Below are the records; copy each line in them that holds the word "matplotlib".

#### [Information supplied]
— Begin —
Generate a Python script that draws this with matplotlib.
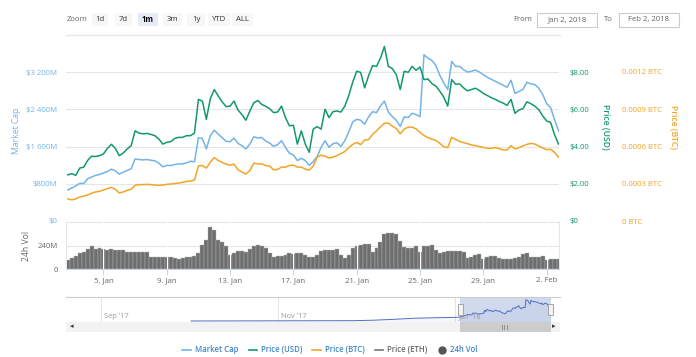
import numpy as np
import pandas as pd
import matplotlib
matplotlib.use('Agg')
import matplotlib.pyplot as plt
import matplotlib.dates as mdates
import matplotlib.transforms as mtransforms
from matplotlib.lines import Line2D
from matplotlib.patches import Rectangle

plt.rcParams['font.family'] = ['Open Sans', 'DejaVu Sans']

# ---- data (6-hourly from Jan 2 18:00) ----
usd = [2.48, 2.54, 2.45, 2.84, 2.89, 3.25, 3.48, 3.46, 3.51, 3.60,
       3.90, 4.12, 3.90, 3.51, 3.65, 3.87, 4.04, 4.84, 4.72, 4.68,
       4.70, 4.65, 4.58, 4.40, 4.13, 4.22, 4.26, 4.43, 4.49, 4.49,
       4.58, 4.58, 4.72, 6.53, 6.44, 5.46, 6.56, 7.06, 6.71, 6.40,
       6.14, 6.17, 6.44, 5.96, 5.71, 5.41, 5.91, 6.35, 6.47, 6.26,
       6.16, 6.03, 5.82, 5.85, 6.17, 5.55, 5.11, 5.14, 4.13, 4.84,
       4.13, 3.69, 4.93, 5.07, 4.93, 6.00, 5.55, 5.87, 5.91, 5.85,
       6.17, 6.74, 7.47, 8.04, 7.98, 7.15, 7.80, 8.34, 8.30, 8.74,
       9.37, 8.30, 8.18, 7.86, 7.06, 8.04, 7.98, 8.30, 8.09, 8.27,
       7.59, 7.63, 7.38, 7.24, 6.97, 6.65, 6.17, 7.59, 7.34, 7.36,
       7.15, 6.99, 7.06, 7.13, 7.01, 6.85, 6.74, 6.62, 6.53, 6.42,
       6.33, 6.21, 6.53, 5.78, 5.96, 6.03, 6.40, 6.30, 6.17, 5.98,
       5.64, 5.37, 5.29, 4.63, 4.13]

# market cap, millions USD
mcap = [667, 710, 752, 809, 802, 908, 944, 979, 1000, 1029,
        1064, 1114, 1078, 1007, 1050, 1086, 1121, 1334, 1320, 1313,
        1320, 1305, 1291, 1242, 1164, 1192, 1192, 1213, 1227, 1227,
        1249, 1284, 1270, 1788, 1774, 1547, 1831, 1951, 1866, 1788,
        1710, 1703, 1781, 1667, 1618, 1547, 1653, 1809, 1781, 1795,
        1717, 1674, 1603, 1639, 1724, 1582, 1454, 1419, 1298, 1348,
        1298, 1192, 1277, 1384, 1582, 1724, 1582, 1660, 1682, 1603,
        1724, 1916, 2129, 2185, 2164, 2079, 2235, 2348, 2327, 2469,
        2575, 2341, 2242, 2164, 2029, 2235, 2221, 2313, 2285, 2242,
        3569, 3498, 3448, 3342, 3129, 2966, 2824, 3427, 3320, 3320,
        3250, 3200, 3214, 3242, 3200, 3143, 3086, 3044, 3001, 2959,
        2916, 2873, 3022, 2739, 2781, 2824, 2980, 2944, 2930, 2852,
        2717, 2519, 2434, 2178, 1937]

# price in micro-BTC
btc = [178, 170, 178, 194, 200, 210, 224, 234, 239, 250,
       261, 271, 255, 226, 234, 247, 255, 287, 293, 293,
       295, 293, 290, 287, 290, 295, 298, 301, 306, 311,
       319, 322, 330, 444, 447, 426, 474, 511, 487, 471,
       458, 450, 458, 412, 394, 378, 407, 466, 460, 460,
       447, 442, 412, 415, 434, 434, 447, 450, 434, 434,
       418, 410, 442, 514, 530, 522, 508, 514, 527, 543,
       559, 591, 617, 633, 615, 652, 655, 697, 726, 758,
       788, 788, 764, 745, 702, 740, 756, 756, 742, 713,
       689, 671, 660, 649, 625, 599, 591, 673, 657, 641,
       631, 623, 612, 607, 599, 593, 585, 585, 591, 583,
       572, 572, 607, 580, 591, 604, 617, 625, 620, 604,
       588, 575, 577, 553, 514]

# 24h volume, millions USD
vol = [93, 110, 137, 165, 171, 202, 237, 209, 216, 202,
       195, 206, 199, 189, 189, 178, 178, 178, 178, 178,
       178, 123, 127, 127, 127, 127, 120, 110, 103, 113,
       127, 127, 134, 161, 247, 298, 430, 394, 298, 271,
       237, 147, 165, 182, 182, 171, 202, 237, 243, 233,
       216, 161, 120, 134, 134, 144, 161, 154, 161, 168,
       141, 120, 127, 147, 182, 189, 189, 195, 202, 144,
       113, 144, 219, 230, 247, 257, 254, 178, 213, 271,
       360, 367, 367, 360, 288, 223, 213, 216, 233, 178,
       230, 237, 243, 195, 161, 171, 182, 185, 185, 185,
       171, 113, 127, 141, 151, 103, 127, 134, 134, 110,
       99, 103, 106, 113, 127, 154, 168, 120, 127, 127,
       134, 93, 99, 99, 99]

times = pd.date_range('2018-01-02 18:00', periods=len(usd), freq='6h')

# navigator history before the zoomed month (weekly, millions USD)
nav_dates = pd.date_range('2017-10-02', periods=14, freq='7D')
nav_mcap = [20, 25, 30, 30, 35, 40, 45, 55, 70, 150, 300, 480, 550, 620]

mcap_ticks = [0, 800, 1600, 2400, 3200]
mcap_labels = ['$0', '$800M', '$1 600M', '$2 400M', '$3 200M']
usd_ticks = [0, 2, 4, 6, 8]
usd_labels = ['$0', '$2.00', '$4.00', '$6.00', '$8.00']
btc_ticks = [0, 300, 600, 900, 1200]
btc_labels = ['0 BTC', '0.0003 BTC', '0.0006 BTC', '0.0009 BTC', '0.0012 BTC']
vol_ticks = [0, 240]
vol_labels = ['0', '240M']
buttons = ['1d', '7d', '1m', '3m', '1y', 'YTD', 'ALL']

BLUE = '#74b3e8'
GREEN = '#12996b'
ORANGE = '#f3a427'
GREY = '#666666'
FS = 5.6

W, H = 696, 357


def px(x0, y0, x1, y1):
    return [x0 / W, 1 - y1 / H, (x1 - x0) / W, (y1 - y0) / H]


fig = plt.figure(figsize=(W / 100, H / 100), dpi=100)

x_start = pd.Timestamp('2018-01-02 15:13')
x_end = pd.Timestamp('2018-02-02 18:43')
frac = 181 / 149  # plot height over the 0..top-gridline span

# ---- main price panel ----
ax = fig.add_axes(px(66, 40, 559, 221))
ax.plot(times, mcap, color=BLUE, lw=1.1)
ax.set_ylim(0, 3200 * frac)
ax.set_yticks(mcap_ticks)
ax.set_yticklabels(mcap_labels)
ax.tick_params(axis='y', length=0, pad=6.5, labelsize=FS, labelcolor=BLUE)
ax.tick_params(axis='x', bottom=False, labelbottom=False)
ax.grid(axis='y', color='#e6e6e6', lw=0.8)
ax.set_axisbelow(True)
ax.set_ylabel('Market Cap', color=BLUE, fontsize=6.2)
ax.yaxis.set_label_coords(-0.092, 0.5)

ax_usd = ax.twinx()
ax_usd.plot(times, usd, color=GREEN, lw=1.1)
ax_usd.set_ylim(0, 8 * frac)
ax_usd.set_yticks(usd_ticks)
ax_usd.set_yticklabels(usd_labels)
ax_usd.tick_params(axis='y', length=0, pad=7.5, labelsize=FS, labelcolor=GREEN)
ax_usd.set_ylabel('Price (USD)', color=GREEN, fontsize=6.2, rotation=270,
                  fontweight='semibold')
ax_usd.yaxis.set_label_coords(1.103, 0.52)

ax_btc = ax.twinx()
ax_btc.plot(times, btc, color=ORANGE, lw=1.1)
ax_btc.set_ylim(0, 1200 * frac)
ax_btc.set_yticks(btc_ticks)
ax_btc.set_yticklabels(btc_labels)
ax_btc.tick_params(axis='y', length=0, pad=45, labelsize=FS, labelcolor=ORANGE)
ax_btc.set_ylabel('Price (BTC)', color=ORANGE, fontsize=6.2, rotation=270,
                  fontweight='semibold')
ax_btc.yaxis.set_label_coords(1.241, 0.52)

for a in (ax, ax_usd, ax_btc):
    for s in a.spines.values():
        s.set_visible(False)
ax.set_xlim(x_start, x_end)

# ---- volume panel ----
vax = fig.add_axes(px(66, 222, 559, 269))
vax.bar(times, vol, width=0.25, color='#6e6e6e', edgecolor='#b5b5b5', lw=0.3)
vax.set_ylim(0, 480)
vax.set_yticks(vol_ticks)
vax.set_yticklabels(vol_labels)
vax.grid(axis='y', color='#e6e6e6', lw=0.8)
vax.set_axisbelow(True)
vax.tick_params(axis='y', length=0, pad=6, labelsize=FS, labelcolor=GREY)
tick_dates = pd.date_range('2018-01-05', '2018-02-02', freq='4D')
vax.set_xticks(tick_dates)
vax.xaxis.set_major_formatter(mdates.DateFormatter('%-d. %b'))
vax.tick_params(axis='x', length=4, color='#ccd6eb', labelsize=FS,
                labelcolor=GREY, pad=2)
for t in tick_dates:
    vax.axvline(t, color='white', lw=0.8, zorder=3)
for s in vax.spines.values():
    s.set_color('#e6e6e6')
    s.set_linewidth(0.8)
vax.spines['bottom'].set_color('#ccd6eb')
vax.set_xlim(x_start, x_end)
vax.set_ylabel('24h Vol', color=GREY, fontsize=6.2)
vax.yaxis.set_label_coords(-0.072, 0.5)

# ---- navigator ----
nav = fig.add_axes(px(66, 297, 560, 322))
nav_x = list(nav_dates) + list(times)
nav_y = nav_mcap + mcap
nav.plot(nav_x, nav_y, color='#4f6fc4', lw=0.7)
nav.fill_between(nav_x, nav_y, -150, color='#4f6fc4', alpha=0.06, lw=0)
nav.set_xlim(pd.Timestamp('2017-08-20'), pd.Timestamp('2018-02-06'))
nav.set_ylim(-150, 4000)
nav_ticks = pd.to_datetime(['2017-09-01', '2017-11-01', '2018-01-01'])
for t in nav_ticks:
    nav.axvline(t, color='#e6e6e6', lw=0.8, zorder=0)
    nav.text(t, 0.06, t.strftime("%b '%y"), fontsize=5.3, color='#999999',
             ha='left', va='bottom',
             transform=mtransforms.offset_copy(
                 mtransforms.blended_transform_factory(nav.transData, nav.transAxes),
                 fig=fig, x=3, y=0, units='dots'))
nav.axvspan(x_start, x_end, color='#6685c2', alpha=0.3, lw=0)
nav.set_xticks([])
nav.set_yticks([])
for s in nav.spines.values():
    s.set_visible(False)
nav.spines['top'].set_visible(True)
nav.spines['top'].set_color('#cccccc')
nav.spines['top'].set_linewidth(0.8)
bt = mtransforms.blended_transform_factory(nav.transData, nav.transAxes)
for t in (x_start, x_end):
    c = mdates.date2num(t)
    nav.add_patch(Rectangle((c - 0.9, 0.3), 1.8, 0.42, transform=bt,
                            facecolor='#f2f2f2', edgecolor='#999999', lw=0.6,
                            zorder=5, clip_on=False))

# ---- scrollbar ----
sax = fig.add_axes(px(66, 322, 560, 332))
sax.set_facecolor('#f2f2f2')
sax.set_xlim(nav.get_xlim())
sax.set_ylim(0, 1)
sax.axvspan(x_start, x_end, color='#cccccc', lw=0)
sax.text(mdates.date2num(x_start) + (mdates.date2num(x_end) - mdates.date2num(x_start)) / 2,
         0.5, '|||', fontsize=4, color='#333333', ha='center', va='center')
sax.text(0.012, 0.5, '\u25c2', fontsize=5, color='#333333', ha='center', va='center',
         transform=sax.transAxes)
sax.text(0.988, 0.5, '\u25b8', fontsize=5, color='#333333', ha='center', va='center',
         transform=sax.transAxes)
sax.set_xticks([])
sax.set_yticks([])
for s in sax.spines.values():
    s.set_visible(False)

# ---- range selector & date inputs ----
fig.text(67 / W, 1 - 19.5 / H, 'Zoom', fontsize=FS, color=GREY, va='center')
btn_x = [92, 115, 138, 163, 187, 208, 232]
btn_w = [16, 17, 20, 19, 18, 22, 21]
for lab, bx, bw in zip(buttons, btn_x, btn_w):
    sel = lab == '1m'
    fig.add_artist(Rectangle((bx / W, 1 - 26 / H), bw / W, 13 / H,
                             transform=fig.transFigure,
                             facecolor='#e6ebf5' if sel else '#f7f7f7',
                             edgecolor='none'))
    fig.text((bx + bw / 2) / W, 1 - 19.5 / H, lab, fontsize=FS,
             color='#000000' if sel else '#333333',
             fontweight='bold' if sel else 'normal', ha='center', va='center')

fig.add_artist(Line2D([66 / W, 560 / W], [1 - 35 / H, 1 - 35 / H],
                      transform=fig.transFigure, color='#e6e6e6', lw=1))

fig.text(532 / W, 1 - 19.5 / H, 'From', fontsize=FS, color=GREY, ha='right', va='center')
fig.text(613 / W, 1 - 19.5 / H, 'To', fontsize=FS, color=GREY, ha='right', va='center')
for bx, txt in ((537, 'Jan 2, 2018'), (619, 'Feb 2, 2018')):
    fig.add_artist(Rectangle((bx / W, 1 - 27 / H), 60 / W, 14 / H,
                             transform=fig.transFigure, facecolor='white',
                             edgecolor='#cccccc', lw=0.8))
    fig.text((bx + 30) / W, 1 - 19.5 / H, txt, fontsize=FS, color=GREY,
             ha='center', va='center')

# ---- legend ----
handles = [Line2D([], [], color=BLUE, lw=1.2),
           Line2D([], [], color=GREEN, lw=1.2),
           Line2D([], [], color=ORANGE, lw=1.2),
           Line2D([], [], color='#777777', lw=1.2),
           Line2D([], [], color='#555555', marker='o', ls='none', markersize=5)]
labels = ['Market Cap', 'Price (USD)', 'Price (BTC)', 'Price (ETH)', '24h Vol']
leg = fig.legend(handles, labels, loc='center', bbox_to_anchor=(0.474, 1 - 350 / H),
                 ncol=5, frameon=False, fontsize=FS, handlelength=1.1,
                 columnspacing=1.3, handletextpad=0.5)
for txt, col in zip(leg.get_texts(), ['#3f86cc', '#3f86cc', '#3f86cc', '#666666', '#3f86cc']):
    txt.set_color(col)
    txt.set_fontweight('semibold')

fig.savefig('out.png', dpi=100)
— End —
— Begin —
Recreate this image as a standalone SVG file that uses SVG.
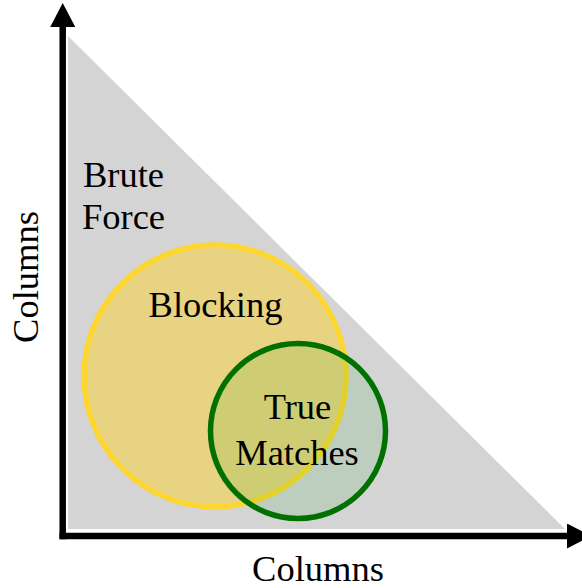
— End —
#### [Complete answer]
Generate a Python script that draws this with matplotlib.
import matplotlib
matplotlib.use('Agg')
import matplotlib.pyplot as plt
import matplotlib.dates as mdates
import matplotlib.transforms as mtransforms
from matplotlib.lines import Line2D
from matplotlib.patches import Rectangle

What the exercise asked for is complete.